The A to Z of Scottish agricultural implement makers

C is for …

Gavin Callander, Palmerston Iron Works, Dumfries
Duncan Cameron (harrows), Bank Street, Aberfeldy, Perthshire
Campbell & Anderson (harrows), Mauchline, Ayrshire
David Cassells, smith and millwright, Newton Mearns, Renfrewshire
James P. Cathcart, agricultural implement merchant, agricultural machinery, and every description of manufactured iron; estimates given for erecting hay sheds and wire fencing, 135 Buchanan Street, Glasgow; depot Graham Square, Glasgow
Thomas Chalmers (ploughs, mowers &c), Howes, Annan, Dumfriesshire
John Christie, Kinellar, Aberdeen
Clark & Sutherland, Smiddy Brae Works, Kingswells, Aberdeenshire
The Clockmill Engineering Co., Cammo Foundry, Duns
James W. Cobban, millwright and agricultural implement maker, Union Works, Inverurie, Aberdeenshire
James Coltart (ploughs, harrows and reaping machines), David Street, Maxwelltown, Dumfries
A M. Core & Co., Springfield Road, Glasgow
James Cossar, Elsrickle, Walston, Biggar, Lanarkshire
County Garage (Lanark) Ltd, Hyndford Road, Lanark
F. D. Cowieson & Co., 3 Charles Street, St Rollox, Glasgow
James Craig (ploughs, harrows), Auchnasaul, Kilninver, Oban
Craigrossie Engineering Co., engineers and millwrights, Auchterarder, Perthshire
James Crichton, engineering works, Strichen
Nathan Cromie, Clayton Works, Sheuchan Street, Stranraer
Peter Crowe, smith and implement maker, Trades Lane, Coupar Angus, Perthshire
Cruikshank & Company Limited, general ironfounders, Denny iron Works, Denny, Stirlingshire
James A. Cuthbertson, agricultural engineer, Biggar, Lanarkshire

We have focused on some of these makers in previous posts. They include some well-known makers. James W. Cobban, millwright and agricultural implement maker, Union Works, Inverurie, Aberdeenshire was an agricultural engineer, millwright, implement, machinery and equipment manufacturer from at least the late 1940s until at least 1960. It exhibited its ‘Ardconnon’ power drive trailer, invented by A. R. W. Gordon, Ardconnon, Old Meldrum, and made by it at the Royal Highland Show of 1954 at Dumfries.
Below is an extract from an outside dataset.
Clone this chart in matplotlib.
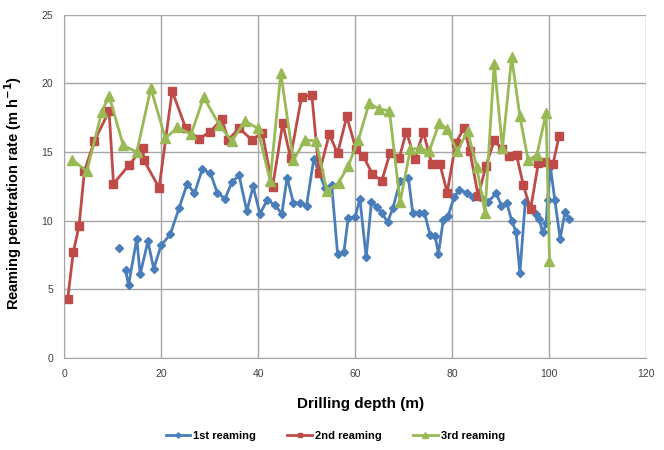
import numpy as np
import matplotlib
matplotlib.use("Agg")
import matplotlib.pyplot as plt

plt.rcParams["font.family"] = ["Liberation Sans", "DejaVu Sans"]

# 1st reaming (blue diamonds) - first point is not joined to the rest
depth_1 = [11.3, np.nan, 12.7, 13.3, 15.0, 15.7, 17.3, 18.5, 20.0, 21.9, 23.7, 25.4, 26.9,
           28.5, 30.2, 31.6, 33.2, 34.6, 36.1, 37.7, 39.0, 40.4, 41.9, 43.5, 44.9,
           46.0, 47.3, 48.7, 50.0, 51.5, 53.8, 55.2, 56.4, 57.7, 58.6, 60.0, 61.0,
           62.3, 63.4, 64.5, 65.5, 66.7, 67.8, 69.3, 71.0, 71.9, 73.1, 74.3, 75.5,
           76.5, 77.2, 78.2, 79.2, 80.4, 81.5, 83.0, 84.4, 85.7, 87.5, 89.1, 90.2,
           91.3, 92.3, 93.2, 94.0, 95.1, 96.2, 97.3, 98.0, 98.7, 99.4, 99.7, 100.3,
           101.2, 102.3, 103.3, 104.2]
rate_1 = [8.0, np.nan, 6.4, 5.3, 8.7, 6.1, 8.5, 6.5, 8.2, 9.0, 10.9, 12.7, 12.0,
          13.75, 13.45, 12.05, 11.6, 12.8, 13.3, 10.7, 12.5, 10.5, 11.5, 11.15, 10.5,
          13.15, 11.3, 11.3, 11.1, 14.5, 12.4, 12.6, 7.6, 7.7, 10.2, 10.25, 11.6,
          7.35, 11.4, 11.0, 10.6, 9.9, 10.9, 12.9, 13.15, 10.6, 10.6, 10.6, 8.95,
          8.9, 7.6, 10.05, 10.35, 11.7, 12.25, 12.05, 11.7, 11.7, 11.4, 12.0, 11.1,
          11.3, 10.0, 9.2, 6.2, 11.4, 10.9, 10.5, 10.1, 9.15, 9.8, 11.5, 13.9,
          11.5, 8.7, 10.65, 10.1]

# 2nd reaming (red squares)
depth_2 = [0.76, 1.9, 3.1, 4.2, 6.25, 9.3, 10.2, 13.4, 16.2, 16.5, 19.6, 22.3, 25.1,
           27.8, 30.2, 32.5, 33.9, 36.1, 38.7, 40.9, 43.0, 45.1, 46.7, 49.0, 51.1,
           52.6, 54.7, 56.4, 58.3, 60.2, 61.7, 63.6, 65.5, 67.2, 69.1, 70.6, 72.3,
           74.1, 75.8, 77.5, 79.0, 80.8, 82.5, 83.7, 85.4, 87.0, 88.7, 90.4, 91.8,
           93.3, 94.7, 96.2, 97.8, 99.2, 100.8, 102.1]
rate_2 = [4.3, 7.7, 9.6, 13.6, 15.8, 18.0, 12.7, 14.05, 15.3, 14.4, 12.4, 19.45, 16.75,
          15.95, 16.5, 17.4, 15.9, 16.75, 15.9, 16.4, 12.45, 17.1, 14.6, 19.05, 19.15,
          13.45, 16.3, 14.9, 17.6, 15.2, 14.7, 13.4, 12.9, 14.9, 14.55, 16.5, 14.5,
          16.45, 14.15, 14.15, 12.05, 15.7, 16.75, 15.05, 11.8, 14.0, 15.85, 15.2, 14.7,
          14.8, 12.6, 10.85, 14.2, 14.3, 14.1, 16.2]

# 3rd reaming (green triangles)
depth_3 = [1.7, 4.7, 7.8, 9.3, 12.2, 15.0, 17.9, 20.9, 23.4, 26.2, 28.8, 32.0, 34.6,
           37.3, 39.9, 42.5, 44.7, 47.3, 49.7, 52.0, 54.2, 56.6, 58.6, 60.7, 62.9,
           65.0, 67.1, 69.3, 71.4, 73.4, 75.3, 77.4, 79.0, 81.1, 83.2, 85.1, 86.8,
           88.7, 90.4, 92.3, 94.0, 95.7, 97.5, 99.4, 100.1]
rate_3 = [14.45, 13.6, 17.95, 19.1, 15.5, 15.0, 19.65, 16.0, 16.8, 16.3, 19.0, 17.0, 15.8,
          17.25, 16.75, 12.9, 20.75, 14.4, 15.9, 15.8, 12.15, 12.75, 14.0, 15.9, 18.55,
          18.15, 18.0, 11.35, 15.2, 15.3, 15.05, 17.15, 16.65, 15.05, 16.55, 13.9, 10.6,
          21.45, 15.3, 21.9, 17.6, 14.4, 14.8, 17.85, 7.1]

fig = plt.figure(figsize=(6.64, 4.5), dpi=100)
ax = fig.add_axes([0.0964, 0.2044, 0.8765, 0.7626])

ax.plot(depth_1, rate_1, color="#4A7EBB", lw=2.0, marker="D", ms=4.5,
        label="1st reaming")
ax.plot(depth_2, rate_2, color="#BE4B48", lw=2.0, marker="s", ms=5.5,
        label="2nd reaming")
ax.plot(depth_3, rate_3, color="#98B954", lw=2.0, marker="^", ms=6.5,
        label="3rd reaming")

ax.set_xlim(0, 120)
ax.set_ylim(0, 25)
ax.set_xticks(range(0, 121, 20))
ax.set_yticks(range(0, 26, 5))
ax.grid(True, color="#a6a6a6", lw=1)
ax.set_axisbelow(True)
for side in ["top", "right"]:
    ax.spines[side].set_visible(False)
for side in ["left", "bottom"]:
    ax.spines[side].set_color("#a6a6a6")
ax.tick_params(length=0, labelsize=7.5, colors="#404040", pad=8)

ax.set_xlabel("Drilling depth (m)", fontsize=11, fontweight="bold")
ax.set_ylabel("Reaming penetration rate (m h$^{\\mathbf{-1}}$)", fontsize=10.5,
              fontweight="bold")
ax.xaxis.set_label_coords(0.51, -0.115)
ax.yaxis.set_label_coords(-0.068, 0.48)

fig.legend(loc="lower center", bbox_to_anchor=(0.505, -0.003), ncol=3, frameon=False,
           prop={"weight": "bold", "size": 8}, handlelength=2.2, handletextpad=0.3,
           columnspacing=2.8, markerscale=0.6)

fig.savefig("out.png", dpi=100)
Craigrossie Engineering Co., (Craigrossie Engineering Co. Ltd from 1923), Auchterarder, Perthshire, was a short-lived business, exhibiting at the Royal Highland Show in 1921; it voluntarily wound up its business in 1933. It was an innovative business, exhibiting a number of new implements at the Royal Highland Show from 1921 to 1926. These included a sheep drawn cleaning machine, invented by James Parker, smith, East Mill, Auchterarder; a wind-driven dynamo for supplying electric light and power, invented by John H. Garty, managing director of Glasgow Electrical Engineering Co. Ltd; a self-feeder, invented and made by it; and improvements on the threshing machine.

James Crichton, had his business at the engineering works in Strichen, Aberdeenshire in 1920. In 1926 the business became incorporated as Crichton’s (Strichen) Ltd, and held premises at Strichen and Perth. It changed its name in following years as James Crichton & Co., engineer, Turriff, Aberdeenshire in 1934 and as James Crichton, millwright, Turriff, Aberdeenshire in 1946. Crichton was an engineer and millwright; by 1969 it was a millwright, bodybuilder and engineer. It was renowned for its threshing machines. It entered for the new implement award at the Royal Highland Show in 1924 an improved 4’ 6” type double crank standardized threshing machine with ball-bearings throughout which it invented and made. In 1935 it also entered a one belt thresher C. M. type; drum width 27 in. (patents pending), which it invented and made.

The Clockmill Engineering Co., Cammo Foundry, Duns, first advertised in the Scottish Farmer on 1 March 1919. It infrequently advertised in following years until the company was wound up in 1974. It was also an infrequent attendee at the Royal Highland Show when it largely visited the Kelso show district. It did so in 1926, 1936 and 1952. It was an agricultural implement manufacturer and an ironfounder. Its manufactures included petrol turnip cutters, reapers and grubbers in 1930.